Maybe someone can comment on this Chi square test.

mike
May 31st, 2002, 15:32
You got it almost right. Don't write out the whole word, or it's trivial to predict the next one. (x'=(x*x)|5, of course.) In fact, it's easy to break if you output any of the bits other than just the top one. Only write out the top bit, i.e. instead of

for (i = 0; i < 0x500000; i++)
{
dwRandom += (dwRandom * dwRandom) | 5;
fwrite(&dwRandom, 1, sizeof(DWORD), fp);
}

do this

unsigned char j,k;

for (i = 0,j=0; i < 0x500000; i++,j=(j+1)&7)
{
dwRandom += (dwRandom * dwRandom) | 5;
k=(k<<1)|(dwRandom>>31);
if (j==7) fwrite(k, 1, sizeof(char), fp);
}

I'm not sure why your randomness test didn't detect this, but the low bits repeat every 2^n iterations.

cyberheg
June 1st, 2002, 09:11
Now I realize I didn't read your initial post fully which is also why the first post I made doesn't make sense if one understands that it's only the highest order bit which should be saved.

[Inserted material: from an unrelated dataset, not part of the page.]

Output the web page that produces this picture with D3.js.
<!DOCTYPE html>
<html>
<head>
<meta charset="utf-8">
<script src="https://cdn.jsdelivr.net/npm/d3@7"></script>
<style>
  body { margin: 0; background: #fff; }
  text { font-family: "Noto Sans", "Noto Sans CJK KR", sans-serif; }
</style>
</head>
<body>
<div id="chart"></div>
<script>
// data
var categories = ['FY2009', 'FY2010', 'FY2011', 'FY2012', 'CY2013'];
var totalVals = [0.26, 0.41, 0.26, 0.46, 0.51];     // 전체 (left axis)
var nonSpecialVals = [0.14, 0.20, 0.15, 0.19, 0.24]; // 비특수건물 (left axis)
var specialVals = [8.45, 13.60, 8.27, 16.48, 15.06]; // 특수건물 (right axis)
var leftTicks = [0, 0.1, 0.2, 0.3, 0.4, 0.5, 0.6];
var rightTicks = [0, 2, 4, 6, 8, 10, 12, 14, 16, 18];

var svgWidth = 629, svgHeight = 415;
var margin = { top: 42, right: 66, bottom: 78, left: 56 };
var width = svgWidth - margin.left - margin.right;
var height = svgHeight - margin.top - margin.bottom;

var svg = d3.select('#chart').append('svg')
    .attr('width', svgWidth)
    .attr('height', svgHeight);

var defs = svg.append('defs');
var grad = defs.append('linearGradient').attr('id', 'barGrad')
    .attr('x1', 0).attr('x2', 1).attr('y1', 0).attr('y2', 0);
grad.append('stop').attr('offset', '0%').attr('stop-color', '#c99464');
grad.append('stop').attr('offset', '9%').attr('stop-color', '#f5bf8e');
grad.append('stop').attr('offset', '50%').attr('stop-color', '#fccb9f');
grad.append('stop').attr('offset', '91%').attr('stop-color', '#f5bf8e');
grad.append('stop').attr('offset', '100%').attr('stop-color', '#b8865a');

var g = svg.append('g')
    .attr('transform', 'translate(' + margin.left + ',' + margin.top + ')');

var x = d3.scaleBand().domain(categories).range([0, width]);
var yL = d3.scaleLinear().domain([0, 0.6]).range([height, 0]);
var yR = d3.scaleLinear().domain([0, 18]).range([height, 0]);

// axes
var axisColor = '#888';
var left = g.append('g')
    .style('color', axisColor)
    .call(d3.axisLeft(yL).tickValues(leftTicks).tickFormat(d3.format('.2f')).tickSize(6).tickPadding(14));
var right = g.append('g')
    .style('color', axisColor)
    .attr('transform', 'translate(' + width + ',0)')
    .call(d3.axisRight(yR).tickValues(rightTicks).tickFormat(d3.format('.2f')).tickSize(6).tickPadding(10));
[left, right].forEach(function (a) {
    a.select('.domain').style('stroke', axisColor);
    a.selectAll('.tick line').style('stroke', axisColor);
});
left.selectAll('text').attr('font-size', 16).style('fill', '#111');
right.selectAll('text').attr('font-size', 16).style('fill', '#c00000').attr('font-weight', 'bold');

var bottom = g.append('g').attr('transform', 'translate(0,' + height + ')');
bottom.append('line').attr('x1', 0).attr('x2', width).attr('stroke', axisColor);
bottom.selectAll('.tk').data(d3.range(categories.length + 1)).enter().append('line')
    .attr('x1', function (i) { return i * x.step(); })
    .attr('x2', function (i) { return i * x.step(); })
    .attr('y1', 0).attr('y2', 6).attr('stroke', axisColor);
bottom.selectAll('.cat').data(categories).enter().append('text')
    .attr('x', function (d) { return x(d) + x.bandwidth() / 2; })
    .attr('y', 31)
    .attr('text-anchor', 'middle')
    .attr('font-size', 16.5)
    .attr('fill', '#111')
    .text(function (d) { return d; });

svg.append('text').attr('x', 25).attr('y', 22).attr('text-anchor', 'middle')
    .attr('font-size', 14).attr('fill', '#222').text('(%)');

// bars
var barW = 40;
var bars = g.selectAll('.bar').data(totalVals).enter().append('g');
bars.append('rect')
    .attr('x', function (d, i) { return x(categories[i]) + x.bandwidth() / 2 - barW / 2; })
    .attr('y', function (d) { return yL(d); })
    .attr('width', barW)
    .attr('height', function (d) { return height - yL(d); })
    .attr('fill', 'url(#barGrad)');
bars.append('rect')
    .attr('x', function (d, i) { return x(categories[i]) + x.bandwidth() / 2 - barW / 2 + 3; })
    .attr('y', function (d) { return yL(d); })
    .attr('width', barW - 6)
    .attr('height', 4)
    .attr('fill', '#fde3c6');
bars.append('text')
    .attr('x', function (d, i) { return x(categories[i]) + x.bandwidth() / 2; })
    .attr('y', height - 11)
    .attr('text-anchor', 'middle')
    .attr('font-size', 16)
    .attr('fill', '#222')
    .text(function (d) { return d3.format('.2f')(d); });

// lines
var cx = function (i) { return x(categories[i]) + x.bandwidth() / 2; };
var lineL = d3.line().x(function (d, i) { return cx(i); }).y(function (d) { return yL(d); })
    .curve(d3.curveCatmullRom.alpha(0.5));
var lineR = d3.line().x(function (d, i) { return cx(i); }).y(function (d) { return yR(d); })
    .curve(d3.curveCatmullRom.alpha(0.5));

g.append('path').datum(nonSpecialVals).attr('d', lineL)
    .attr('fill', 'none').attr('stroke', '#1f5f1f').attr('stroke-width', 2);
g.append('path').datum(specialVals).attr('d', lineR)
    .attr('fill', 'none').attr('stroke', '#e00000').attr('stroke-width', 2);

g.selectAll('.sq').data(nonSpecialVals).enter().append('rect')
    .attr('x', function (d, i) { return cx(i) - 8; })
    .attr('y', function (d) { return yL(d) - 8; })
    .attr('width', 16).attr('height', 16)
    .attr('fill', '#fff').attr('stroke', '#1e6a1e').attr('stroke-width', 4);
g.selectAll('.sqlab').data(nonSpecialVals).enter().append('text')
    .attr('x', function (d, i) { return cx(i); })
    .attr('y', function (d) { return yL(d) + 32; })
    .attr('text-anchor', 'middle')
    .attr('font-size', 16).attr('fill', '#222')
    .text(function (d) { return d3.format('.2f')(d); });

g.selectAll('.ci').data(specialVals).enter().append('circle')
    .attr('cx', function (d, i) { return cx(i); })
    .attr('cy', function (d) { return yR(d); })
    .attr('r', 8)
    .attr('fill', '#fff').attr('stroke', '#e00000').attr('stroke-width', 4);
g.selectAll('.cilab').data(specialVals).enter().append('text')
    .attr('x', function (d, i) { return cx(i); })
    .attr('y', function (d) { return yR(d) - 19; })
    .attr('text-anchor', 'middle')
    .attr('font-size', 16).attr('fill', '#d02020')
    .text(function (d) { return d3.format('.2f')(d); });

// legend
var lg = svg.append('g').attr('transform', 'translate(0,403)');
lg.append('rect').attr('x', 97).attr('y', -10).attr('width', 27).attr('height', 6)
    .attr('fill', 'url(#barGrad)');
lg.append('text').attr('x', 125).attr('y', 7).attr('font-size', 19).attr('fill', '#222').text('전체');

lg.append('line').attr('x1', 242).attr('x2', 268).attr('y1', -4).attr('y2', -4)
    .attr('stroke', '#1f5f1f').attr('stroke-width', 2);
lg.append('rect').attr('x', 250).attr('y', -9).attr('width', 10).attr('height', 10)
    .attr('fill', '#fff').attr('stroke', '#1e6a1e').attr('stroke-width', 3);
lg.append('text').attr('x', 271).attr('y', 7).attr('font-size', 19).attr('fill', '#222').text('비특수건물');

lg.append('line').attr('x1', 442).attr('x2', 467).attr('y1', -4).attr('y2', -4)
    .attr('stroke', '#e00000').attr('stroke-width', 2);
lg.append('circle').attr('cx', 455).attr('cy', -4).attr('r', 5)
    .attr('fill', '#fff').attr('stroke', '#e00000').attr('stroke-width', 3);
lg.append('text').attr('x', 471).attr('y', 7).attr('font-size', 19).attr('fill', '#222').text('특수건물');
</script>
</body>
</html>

Anyway I fixed the code and come with new test results:

#include <stdio.h>
#include <windows.h>

int main()
{
FILE *fp;
int i;
unsigned char j, k;
DWORD dwRandom;

if ((fp = fopen("random.txt", "wb" ) == NULL)
{
printf("File could not be opened\n" ;
return 1;
}

dwRandom = 0x87654321;

k = 0;
for (i = 0, j = 0; i < 0x5000000; i++, j = (j+1) & 7)
{
dwRandom += (dwRandom * dwRandom) | 5;
k = (k << 1) | (unsigned char) (dwRandom >> 31);
if (j == 7)
fwrite(&k, 1, sizeof(unsigned char), fp);
}

fclose(fp);

return 0;
}

The new results are:

Entropy = 7.999981 bits per byte.

Optimum compression would reduce the size
of this 10485760 byte file by 0 percent.

Chi square distribution for 10485760 samples is 280.64, and randomly
would exceed this value 25.00 percent of the times.

Arithmetic mean value of data bytes is 127.4376 (127.5 = random).
Monte Carlo value for Pi is 3.143244607 (error 0.05 percent).
Serial correlation coefficient is 0.000299 (totally uncorrelated = 0.0).

Now it seems the Monte Carlo Pi test is a bit worse while the Chi square test is much better. I still wonder those which value is best for the Chi square test. Now I've seen 3 "possible good value" 25%, 50% and 75%.

Thanks for giving me the tip for fixing the code Mike.